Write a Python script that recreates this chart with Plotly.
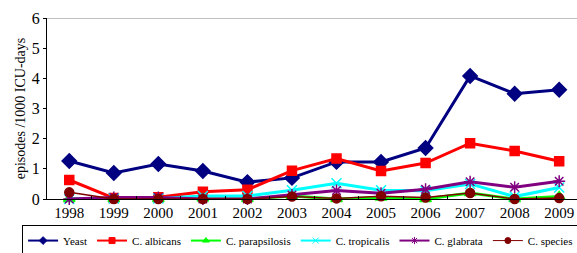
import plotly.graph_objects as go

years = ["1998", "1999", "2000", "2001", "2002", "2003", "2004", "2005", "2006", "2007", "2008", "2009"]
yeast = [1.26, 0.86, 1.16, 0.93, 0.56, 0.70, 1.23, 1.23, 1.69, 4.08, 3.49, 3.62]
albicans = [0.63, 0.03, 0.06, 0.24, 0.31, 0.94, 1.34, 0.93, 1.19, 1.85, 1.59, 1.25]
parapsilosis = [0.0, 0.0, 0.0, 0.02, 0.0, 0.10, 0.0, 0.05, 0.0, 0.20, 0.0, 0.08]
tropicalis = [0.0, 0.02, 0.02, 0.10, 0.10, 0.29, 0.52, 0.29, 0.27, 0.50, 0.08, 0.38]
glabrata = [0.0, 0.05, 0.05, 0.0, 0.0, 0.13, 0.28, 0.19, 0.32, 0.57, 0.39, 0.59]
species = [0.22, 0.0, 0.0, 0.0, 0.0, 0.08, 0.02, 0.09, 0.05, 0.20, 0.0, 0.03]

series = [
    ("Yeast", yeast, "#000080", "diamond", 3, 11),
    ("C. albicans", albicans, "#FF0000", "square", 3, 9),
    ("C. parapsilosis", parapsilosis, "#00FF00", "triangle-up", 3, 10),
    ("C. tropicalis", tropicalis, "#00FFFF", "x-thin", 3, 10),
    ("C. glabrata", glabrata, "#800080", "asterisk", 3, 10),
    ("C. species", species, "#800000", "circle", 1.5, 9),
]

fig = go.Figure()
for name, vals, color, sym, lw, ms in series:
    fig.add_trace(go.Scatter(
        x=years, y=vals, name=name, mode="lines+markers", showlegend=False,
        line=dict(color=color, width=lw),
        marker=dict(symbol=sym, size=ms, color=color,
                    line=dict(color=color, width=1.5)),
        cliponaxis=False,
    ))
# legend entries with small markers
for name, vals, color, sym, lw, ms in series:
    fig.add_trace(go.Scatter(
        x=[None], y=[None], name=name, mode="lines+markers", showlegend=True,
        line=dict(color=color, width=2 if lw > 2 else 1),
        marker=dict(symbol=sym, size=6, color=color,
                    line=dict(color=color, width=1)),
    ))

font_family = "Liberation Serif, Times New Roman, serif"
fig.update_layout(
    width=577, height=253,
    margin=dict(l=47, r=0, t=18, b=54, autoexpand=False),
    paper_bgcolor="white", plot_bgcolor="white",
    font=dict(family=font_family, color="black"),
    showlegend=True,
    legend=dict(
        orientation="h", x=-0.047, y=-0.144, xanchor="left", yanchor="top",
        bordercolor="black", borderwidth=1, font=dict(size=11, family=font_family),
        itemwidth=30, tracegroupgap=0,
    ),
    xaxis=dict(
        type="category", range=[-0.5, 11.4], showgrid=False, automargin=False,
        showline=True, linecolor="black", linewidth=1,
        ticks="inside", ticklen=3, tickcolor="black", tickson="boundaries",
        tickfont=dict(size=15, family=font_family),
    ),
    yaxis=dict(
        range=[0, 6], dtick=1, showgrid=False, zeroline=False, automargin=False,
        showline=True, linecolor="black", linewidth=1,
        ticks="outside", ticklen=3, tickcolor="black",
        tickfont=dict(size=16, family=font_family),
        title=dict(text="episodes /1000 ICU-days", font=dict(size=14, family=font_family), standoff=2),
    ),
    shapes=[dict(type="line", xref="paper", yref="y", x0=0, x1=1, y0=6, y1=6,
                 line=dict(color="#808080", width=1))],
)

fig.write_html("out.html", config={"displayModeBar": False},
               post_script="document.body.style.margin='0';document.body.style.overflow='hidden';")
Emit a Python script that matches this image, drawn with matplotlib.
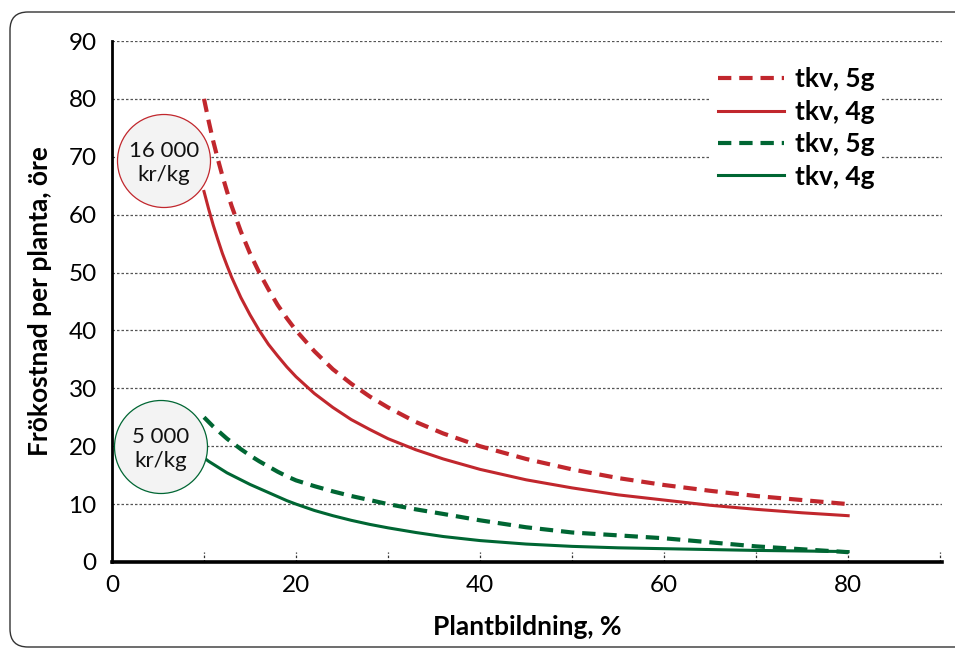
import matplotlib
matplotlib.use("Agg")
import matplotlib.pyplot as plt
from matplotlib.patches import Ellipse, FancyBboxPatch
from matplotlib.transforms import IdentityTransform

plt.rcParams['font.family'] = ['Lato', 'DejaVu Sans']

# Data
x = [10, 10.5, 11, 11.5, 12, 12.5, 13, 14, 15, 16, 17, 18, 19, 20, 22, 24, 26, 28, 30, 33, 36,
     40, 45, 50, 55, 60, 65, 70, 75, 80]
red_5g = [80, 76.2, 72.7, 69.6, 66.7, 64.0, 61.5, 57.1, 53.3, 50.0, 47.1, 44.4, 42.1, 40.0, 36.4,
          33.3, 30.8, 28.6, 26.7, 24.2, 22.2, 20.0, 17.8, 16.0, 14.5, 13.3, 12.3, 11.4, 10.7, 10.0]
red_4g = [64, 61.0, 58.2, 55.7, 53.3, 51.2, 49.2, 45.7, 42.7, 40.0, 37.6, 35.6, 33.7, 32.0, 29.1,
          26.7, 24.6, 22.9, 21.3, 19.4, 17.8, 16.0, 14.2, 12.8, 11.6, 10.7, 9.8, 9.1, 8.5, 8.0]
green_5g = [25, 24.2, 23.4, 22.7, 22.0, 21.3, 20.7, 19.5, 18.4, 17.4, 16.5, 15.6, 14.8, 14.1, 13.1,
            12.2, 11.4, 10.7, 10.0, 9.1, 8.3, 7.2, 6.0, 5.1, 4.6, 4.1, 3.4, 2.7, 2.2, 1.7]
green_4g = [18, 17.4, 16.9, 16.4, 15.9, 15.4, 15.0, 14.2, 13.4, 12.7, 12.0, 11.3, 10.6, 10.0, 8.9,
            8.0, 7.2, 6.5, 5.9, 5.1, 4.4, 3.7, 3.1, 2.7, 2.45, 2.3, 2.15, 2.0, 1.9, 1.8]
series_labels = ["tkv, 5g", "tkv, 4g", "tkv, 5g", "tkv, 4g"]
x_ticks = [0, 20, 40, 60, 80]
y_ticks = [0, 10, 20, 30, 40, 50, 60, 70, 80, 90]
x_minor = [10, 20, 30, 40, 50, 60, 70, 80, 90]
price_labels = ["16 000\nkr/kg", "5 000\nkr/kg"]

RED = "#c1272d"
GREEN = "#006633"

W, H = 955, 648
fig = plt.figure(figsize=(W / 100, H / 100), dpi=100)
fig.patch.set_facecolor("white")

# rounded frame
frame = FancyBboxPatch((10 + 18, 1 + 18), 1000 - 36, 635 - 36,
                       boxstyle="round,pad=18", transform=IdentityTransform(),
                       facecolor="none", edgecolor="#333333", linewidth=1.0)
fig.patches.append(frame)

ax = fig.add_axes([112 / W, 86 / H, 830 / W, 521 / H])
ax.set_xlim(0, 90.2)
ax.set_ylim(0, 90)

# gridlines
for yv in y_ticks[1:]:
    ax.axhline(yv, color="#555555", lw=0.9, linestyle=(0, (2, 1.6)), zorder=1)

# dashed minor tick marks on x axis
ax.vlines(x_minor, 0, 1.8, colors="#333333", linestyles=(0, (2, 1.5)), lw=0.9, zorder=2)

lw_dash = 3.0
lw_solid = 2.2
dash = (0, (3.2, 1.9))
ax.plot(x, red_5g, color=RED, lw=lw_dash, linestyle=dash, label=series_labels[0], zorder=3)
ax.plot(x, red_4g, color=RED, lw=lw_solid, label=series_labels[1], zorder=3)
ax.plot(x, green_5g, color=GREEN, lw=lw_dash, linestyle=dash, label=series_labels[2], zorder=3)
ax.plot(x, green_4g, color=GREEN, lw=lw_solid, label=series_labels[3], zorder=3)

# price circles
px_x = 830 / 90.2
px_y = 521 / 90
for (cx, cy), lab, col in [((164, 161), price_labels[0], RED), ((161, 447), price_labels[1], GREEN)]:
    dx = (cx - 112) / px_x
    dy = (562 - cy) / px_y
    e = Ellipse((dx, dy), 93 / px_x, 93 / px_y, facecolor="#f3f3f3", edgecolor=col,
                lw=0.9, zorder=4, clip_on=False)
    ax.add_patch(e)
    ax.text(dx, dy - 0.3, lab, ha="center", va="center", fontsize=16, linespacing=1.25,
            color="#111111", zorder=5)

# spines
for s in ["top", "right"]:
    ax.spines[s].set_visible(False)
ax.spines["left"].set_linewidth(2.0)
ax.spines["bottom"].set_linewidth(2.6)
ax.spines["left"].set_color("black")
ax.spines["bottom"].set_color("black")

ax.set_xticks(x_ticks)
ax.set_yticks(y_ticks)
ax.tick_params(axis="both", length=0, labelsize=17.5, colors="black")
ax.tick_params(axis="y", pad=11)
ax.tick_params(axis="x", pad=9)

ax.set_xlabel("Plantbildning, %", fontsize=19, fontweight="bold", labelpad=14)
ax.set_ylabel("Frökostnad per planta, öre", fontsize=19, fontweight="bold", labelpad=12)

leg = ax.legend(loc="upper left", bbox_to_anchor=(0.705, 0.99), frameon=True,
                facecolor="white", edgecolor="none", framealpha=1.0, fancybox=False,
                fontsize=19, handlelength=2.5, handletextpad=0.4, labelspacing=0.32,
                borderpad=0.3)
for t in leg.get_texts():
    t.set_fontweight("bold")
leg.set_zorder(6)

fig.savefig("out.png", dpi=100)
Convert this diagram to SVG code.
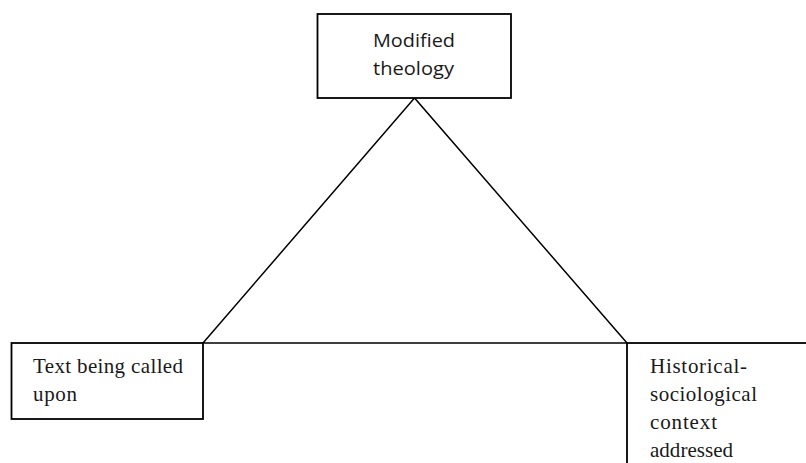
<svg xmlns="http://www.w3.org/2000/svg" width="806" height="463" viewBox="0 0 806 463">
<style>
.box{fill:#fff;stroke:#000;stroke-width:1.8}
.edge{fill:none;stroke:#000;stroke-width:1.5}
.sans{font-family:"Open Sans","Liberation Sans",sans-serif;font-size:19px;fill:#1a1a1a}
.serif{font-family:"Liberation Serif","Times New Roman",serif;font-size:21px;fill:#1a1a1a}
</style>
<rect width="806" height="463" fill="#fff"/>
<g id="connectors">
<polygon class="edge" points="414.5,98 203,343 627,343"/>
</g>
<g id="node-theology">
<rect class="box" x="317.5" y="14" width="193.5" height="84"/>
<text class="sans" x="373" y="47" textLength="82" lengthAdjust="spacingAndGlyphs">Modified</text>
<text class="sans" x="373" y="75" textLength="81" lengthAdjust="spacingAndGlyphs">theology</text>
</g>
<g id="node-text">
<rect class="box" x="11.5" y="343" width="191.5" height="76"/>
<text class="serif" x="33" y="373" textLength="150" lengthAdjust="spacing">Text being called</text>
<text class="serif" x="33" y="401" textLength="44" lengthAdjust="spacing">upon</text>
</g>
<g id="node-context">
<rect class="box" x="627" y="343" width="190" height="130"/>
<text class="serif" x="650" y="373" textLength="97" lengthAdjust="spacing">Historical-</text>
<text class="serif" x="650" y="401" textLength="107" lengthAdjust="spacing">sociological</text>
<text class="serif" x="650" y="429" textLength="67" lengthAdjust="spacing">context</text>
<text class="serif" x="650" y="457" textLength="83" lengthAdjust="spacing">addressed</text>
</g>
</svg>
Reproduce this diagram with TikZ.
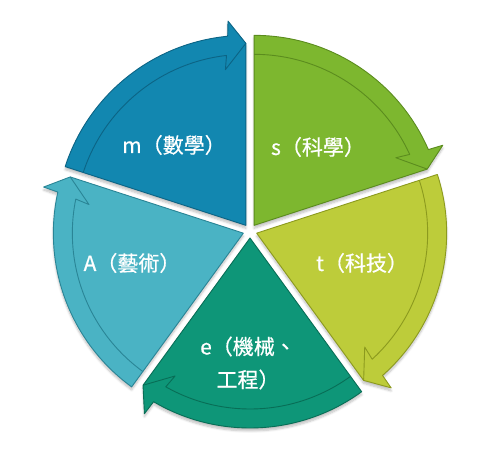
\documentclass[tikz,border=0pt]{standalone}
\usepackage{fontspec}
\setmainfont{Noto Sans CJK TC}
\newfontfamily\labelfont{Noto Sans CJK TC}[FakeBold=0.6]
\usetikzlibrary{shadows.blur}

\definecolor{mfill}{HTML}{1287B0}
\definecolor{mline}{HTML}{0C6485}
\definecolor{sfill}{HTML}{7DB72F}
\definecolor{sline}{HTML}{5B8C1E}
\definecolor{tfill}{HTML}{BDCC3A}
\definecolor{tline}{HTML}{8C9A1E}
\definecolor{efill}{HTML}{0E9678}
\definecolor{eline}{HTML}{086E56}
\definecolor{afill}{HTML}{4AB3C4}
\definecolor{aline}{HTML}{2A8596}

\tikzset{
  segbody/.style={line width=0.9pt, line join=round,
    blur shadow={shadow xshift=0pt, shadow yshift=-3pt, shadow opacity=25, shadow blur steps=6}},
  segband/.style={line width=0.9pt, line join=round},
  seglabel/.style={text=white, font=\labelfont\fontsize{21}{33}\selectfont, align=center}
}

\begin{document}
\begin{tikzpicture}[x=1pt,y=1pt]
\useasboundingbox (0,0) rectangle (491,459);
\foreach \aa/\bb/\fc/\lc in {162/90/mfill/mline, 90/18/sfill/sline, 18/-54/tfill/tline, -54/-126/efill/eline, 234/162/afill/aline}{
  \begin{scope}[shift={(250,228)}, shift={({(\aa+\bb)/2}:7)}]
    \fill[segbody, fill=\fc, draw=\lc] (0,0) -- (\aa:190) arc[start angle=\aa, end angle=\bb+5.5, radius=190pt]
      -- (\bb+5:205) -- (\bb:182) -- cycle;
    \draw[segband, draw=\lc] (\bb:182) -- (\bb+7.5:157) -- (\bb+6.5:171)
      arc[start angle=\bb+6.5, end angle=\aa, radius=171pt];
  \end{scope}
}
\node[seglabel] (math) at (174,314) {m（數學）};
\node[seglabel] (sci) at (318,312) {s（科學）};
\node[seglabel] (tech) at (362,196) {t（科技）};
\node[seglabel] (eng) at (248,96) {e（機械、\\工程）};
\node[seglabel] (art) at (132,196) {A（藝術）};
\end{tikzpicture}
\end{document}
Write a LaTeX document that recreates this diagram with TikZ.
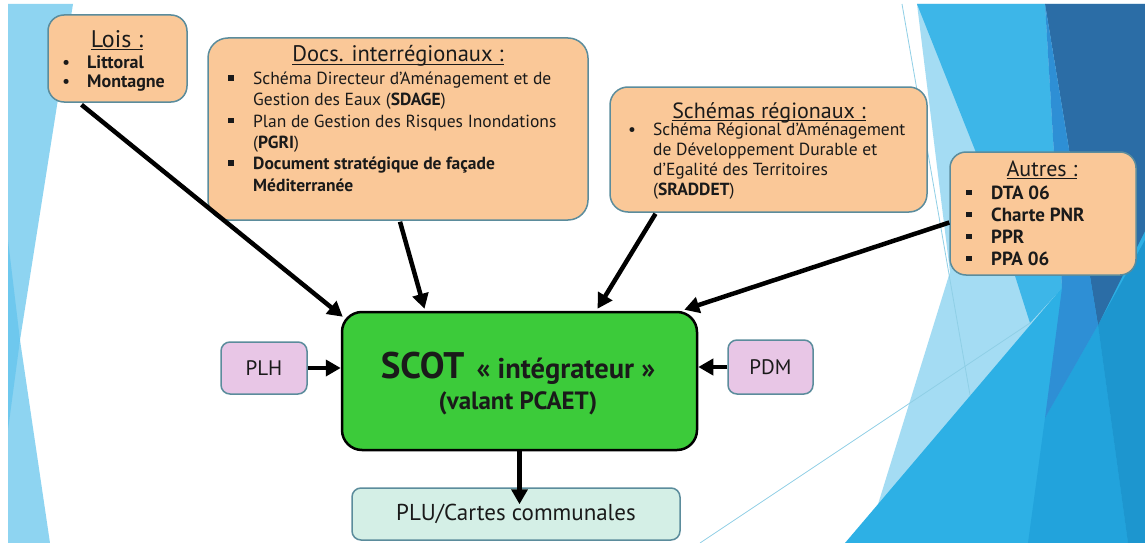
——————
(Goal of the exercise): In the listing above, find the line containing "Emit a Python" and the line containing "plt.rcParams['font.family'] = ['Lato', 'DejaVu", then output those two lines and everything between them exactly as written, without the images.

(Solution to this problem):
Emit a Python script that matches this image, drawn with matplotlib.
import matplotlib
matplotlib.use("Agg")
import matplotlib.pyplot as plt
from matplotlib.patches import Ellipse, FancyBboxPatch
from matplotlib.transforms import IdentityTransform

plt.rcParams['font.family'] = ['Lato', 'DejaVu Sans']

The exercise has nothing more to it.